Rosny Hill public meeting Tuesday 17 July 2018: Speaking notes – Peter McGlone

Privatising a public reserve

Hunter developments proposal is just too large for Rosny Hill. When you add up the area required for buildings and infrastructure and the fire management zone that surrounds them, it will occupy and degrade more than 40% of the Rosny Hill Nature Recreation Area.

A development of this size will totally dominate the reserve and alienate most people who currently enjoy using the reserve for passive recreation and to get away from “developed” areas.

Most locals will simply not want to visit the reserve if the development is constructed.

If you do continue to visit the area surrounding the development it will be a much diminished experience: less bushland, 800 cars per day and people in accommodation looking at you.

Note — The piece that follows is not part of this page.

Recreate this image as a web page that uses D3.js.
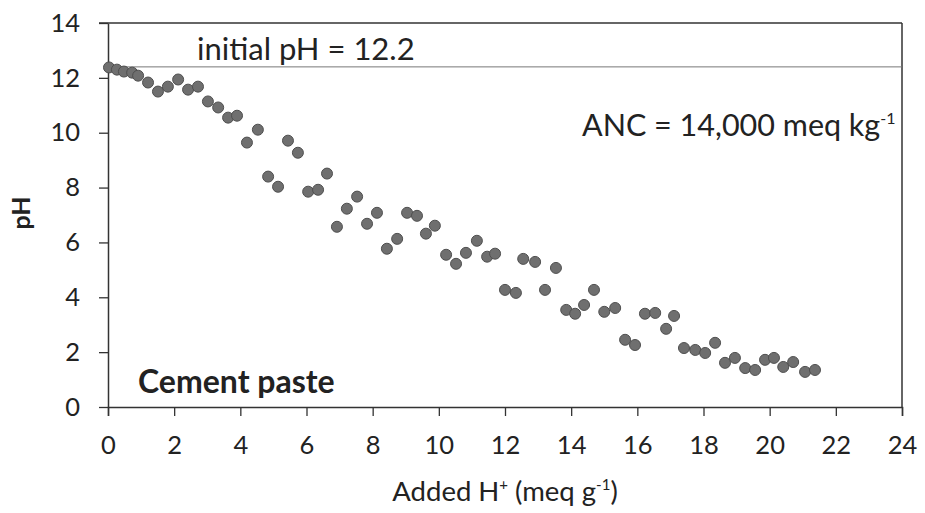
<!DOCTYPE html>
<html>
<head>
<meta charset="utf-8">
<script src="https://cdn.jsdelivr.net/npm/d3@7"></script>
<style>
  body { margin:0; background:#fff; }
  text { font-family: Lato, "Open Sans", sans-serif; fill:#222; }
</style>
</head>
<body>
<div id="chartContainer"></div>
<script>

// --------- data
var addedH = [0.03,0.27,0.48,0.73,0.91,1.21,1.51,1.81,2.12,2.42,2.72,3.02,3.33,3.63,3.90,
              4.20,4.53,4.84,5.14,5.44,5.74,6.05,6.35,6.62,6.92,7.22,7.53,7.83,8.13,8.43,
              8.74,9.04,9.34,9.61,9.88,10.22,10.52,10.82,11.15,11.46,11.70,12.00,12.33,12.55,
              12.91,13.21,13.54,13.85,14.12,14.39,14.69,15.00,15.33,15.63,15.93,16.23,16.54,
              16.87,17.11,17.41,17.75,18.05,18.35,18.65,18.95,19.26,19.56,19.86,20.13,20.41,
              20.71,21.07,21.37];
var phValues = [12.38,12.30,12.23,12.19,12.08,11.83,11.50,11.68,11.94,11.57,11.68,11.14,10.92,10.55,10.62,
                9.64,10.11,8.40,8.03,9.71,9.27,7.85,7.92,8.51,6.57,7.23,7.67,6.68,7.08,5.77,
                6.13,7.08,6.97,6.32,6.61,5.55,5.22,5.62,6.06,5.48,5.59,4.27,4.16,5.40,
                5.29,4.27,5.07,3.54,3.40,3.72,4.27,3.47,3.61,2.45,2.26,3.40,3.43,
                2.85,3.32,2.15,2.08,1.97,2.34,1.61,1.79,1.42,1.35,1.72,1.79,1.46,
                1.64,1.28,1.35];
var xTicks = [0,2,4,6,8,10,12,14,16,18,20,22,24];
var yTicks = [0,2,4,6,8,10,12,14];
var initialPhLine = 12.4;   // where the reference line sits in the picture

var data = addedH.map(function(x, i) { return { h: x, ph: phValues[i] }; });

var margin = { left:108, right:23, top:23, bottom:106 };
var w = 925 - margin.left - margin.right;
var h = 513 - margin.top - margin.bottom;

var svg = d3.select("#chartContainer")
            .append("svg")
            .attr("width", 925)
            .attr("height", 513);

var g = svg.append("g")
           .attr("transform", "translate(" + margin.left + "," + margin.top + ")");

var xScale = d3.scaleLinear().domain([0, 24]).range([0, w]);
var yScale = d3.scaleLinear().domain([0, 14]).range([h, 0]);

// --------- axes
var xAxis = d3.axisBottom(xScale).tickValues(xTicks).tickSize(9).tickSizeOuter(9).tickPadding(20);
var yAxis = d3.axisLeft(yScale).tickValues(yTicks).tickSize(9).tickSizeOuter(0).tickPadding(19);

var xAxisGroup = g.append("g")
                  .attr("transform", "translate(0," + h + ")")
                  .call(xAxis);
var yAxisGroup = g.append("g").call(yAxis);

[xAxisGroup, yAxisGroup].forEach(function(ax) {
    ax.select(".domain").attr("stroke", "#333").attr("stroke-width", 1.5);
    ax.selectAll(".tick line").attr("stroke", "#333").attr("stroke-width", 1.3);
    ax.selectAll("text")
      .attr("font-family", "Lato, sans-serif")
      .attr("font-size", 25.5)
      .attr("fill", "#222");
});

// --------- top & right frame
g.append("line")
    .attr("x1", -9).attr("x2", w)
    .attr("y1", yScale(14)).attr("y2", yScale(14))
    .attr("stroke", "#333").attr("stroke-width", 1.5);
g.append("line")
    .attr("x1", w).attr("x2", w)
    .attr("y1", yScale(14)).attr("y2", h)
    .attr("stroke", "#333").attr("stroke-width", 1.5);

// --------- initial pH reference line
g.append("line")
    .attr("x1", 0).attr("x2", w)
    .attr("y1", yScale(initialPhLine)).attr("y2", yScale(initialPhLine))
    .attr("stroke", "#777").attr("stroke-width", 1);

// --------- points
g.selectAll(".phDots")
    .data(data)
    .enter().append("circle")
    .attr("class", "phDots")
    .attr("r", 5.5)
    .attr("cx", function(d) { return xScale(d.h); })
    .attr("cy", function(d) { return yScale(d.ph); })
    .style("fill", "#6f6f6f")
    .style("stroke", "#4f4f4f")
    .style("stroke-width", 1);

// --------- annotations
svg.append("text")
    .attr("x", 197).attr("y", 60)
    .attr("font-size", 31)
    .text("initial pH = 12.2");

var anc = svg.append("text")
    .attr("x", 582).attr("y", 136)
    .attr("font-size", 30.5)
    .text("ANC = 14,000 meq kg");
anc.append("tspan").attr("font-size", 16).attr("dy", -12).text("-1");

svg.append("text")
    .attr("x", 138).attr("y", 393)
    .attr("font-size", 32)
    .attr("font-weight", "bold")
    .text("Cement paste");

// --------- axis labels
var xLabel = svg.append("text")
    .attr("x", 505).attr("y", 501)
    .attr("font-size", 27.5)
    .attr("text-anchor", "middle")
    .text("Added H");
xLabel.append("tspan").attr("font-size", 15).attr("dy", -11).text("+");
xLabel.append("tspan").attr("dy", 11).text(" (meq g");
xLabel.append("tspan").attr("font-size", 15).attr("dy", -11).text("-1");
xLabel.append("tspan").attr("dy", 11).text(")");

svg.append("text")
    .attr("transform", "translate(30,213) rotate(-90)")
    .attr("font-size", 25)
    .attr("font-weight", "bold")
    .attr("text-anchor", "middle")
    .text("pH");

</script>
</body>
</html>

Destruction of native vegetation

The development will result in a substantial area of eucalypt woodland and she oak forest being cleared. The area affect by the proposed development includes the car park and other cleared areas, but still around 25% of the reserve’s vegetation will be cleared or highly degraded.

Much of the effected vegetation will not be directly cleared to make way for the proposed buildings but it will be lost over time.  The vegetation surrounding the buildings will be fragmented and degraded by construction activity and, over time, it will be further degraded by fire mitigation works and trampling by thousands of visitors.

We compared a map of the proposed development with a distribution map of the endangered Leafy sun orchid. About half of the orchid population will be destroyed to make way for the development. The Rosny Hill population is the largest known population in Tasmania and is the only Tasmanian population found in a formal reserve. To do this to a threatened species anywhere is outrageous but to do it in a reserve is just beyond words.

A history of inadequate community consultation

The Council has treated the local residents horribly as they seem desperate to force an unwanted development on an unwilling community.

In 2014 the Council initiated a process to identify a preferred developer for Rosny Hill without first asking the community whether they wanted any development on the hill or. if they wanted development, what type of size would be acceptable.

This approach to community consultation is dishonest as the community is not given a choice in the critical first step – the Council presumably hoped that the proposed development would be seen as a fait accompli.

This approach is unfair as the community is put in a position of being unequal with the developers, having to fight against a development proposal they don’t want rather than being involved in planning one that it and a developer might support.

In 2015 the Council picked Hunter Developments proposal, ignoring the fact that is contrary to the Rosny Hill Management Strategy and over-ridding the very thorough and informed community consultation that the strategy was built upon.

The Strategy states that ‘Any proposal for development would need to’ ‘be located within the development zone areas defined by council’ (Page 39-40) – these are two small areas corresponding to the existing car park and a degraded area to the north of it (each only a hectare or two).

The Council’s preferred development is ten times as large as these two areas.

By proceeding with a preferred developer who proposes a development much larger than the areas identified in the Strategy the Council is being grossly dishonest.  The Strategy recommendation should be adhered to and any development restricted to the identified development zones.

In February 2016, 218 residents of Rosny and Montague Bay signed a letter to the Council calling for the Council to initiate a process to have Rosny Hill rezoned to limit all development to the two areas identified in the Strategy.

The Council refused to even put this issue on the agenda for discussion and most councillors to this day have refused to meet with concerned residents.

Concluding comments

For four years the Clarence Council has been ignoring the community – it is now time for the Council to listen to what the community wants.

The Minister for Parks and Wildlife Service, Will Hodgman confirmed in a letter to the Rosny Hill Friends Network in June that the council can grant land owner consent for a development. Well if Council can grant consent it can refuse consent and it should do so immediately and put an end to this inappropriate over-size development.